* **To do**:
Print the listing from its top line through the line containing "(12.5,13) -- (1027,13);", nothing more, and leave out the pictures.

* **Data lines**:
- - -

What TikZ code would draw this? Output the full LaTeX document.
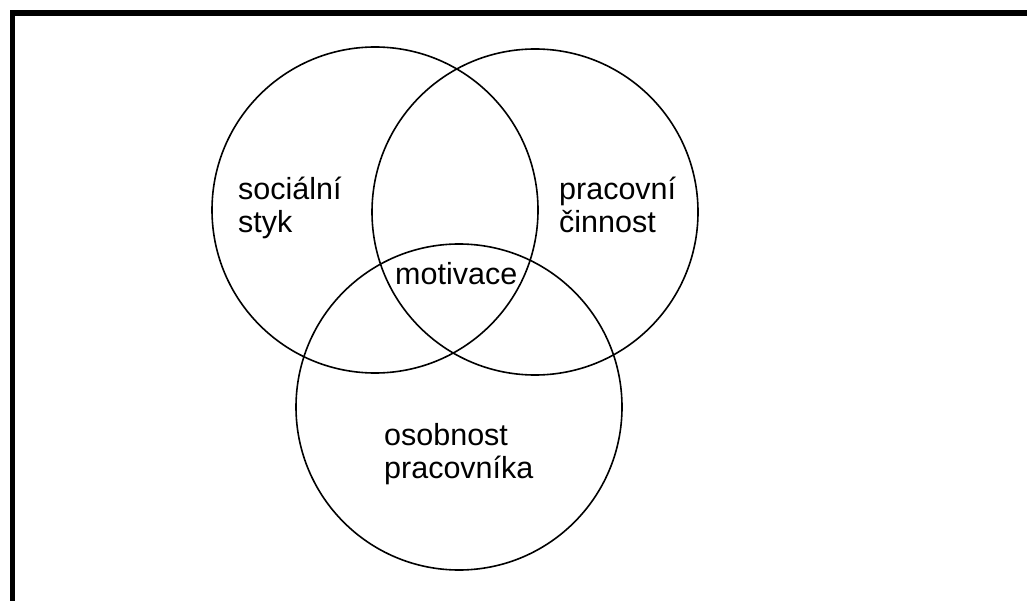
\documentclass[tikz,border=0pt]{standalone}
\usepackage{fontspec}
\setmainfont{Liberation Sans}

\begin{document}
\begin{tikzpicture}[x=1pt, y=-1pt,
    kruh/.style={draw, circle, line width=1.6pt, minimum size=326pt, inner sep=0pt},
    popis/.style={align=left, inner sep=0pt, font=\fontsize{30.5}{33}\selectfont}]
    \useasboundingbox (0,0) rectangle (1027,601);

    % Ramecek
    \draw[line width=5.5pt] (12.5,601) -- (12.5,13) -- (1027,13);

    % Kruhy
    \node[kruh] (kruh_styk) at (375,210) {};
    \node[kruh] (kruh_cinnost) at (535,212) {};
    \node[kruh] (kruh_osobnost) at (459,407) {};

    % Popisky
    \node[popis, anchor=north west] (txt_styk) at (238,177) {sociální\\styk};
    \node[popis, anchor=north west] (txt_cinnost) at (559,177) {pracovní\\činnost};
    \node[popis, anchor=base west] (txt_motivace) at (395,285) {motivace};
    \node[popis, anchor=north west] (txt_osobnost) at (384,423) {osobnost\\pracovníka};
\end{tikzpicture}
\end{document}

- - -

* **Response**:
What TikZ code would draw this? Output the full LaTeX document.
\documentclass[tikz,border=0pt]{standalone}
\usepackage{fontspec}
\setmainfont{Liberation Sans}

\begin{document}
\begin{tikzpicture}[x=1pt, y=-1pt,
    kruh/.style={draw, circle, line width=1.6pt, minimum size=326pt, inner sep=0pt},
    popis/.style={align=left, inner sep=0pt, font=\fontsize{30.5}{33}\selectfont}]
    \useasboundingbox (0,0) rectangle (1027,601);

    % Ramecek
    \draw[line width=5.5pt] (12.5,601) -- (12.5,13) -- (1027,13);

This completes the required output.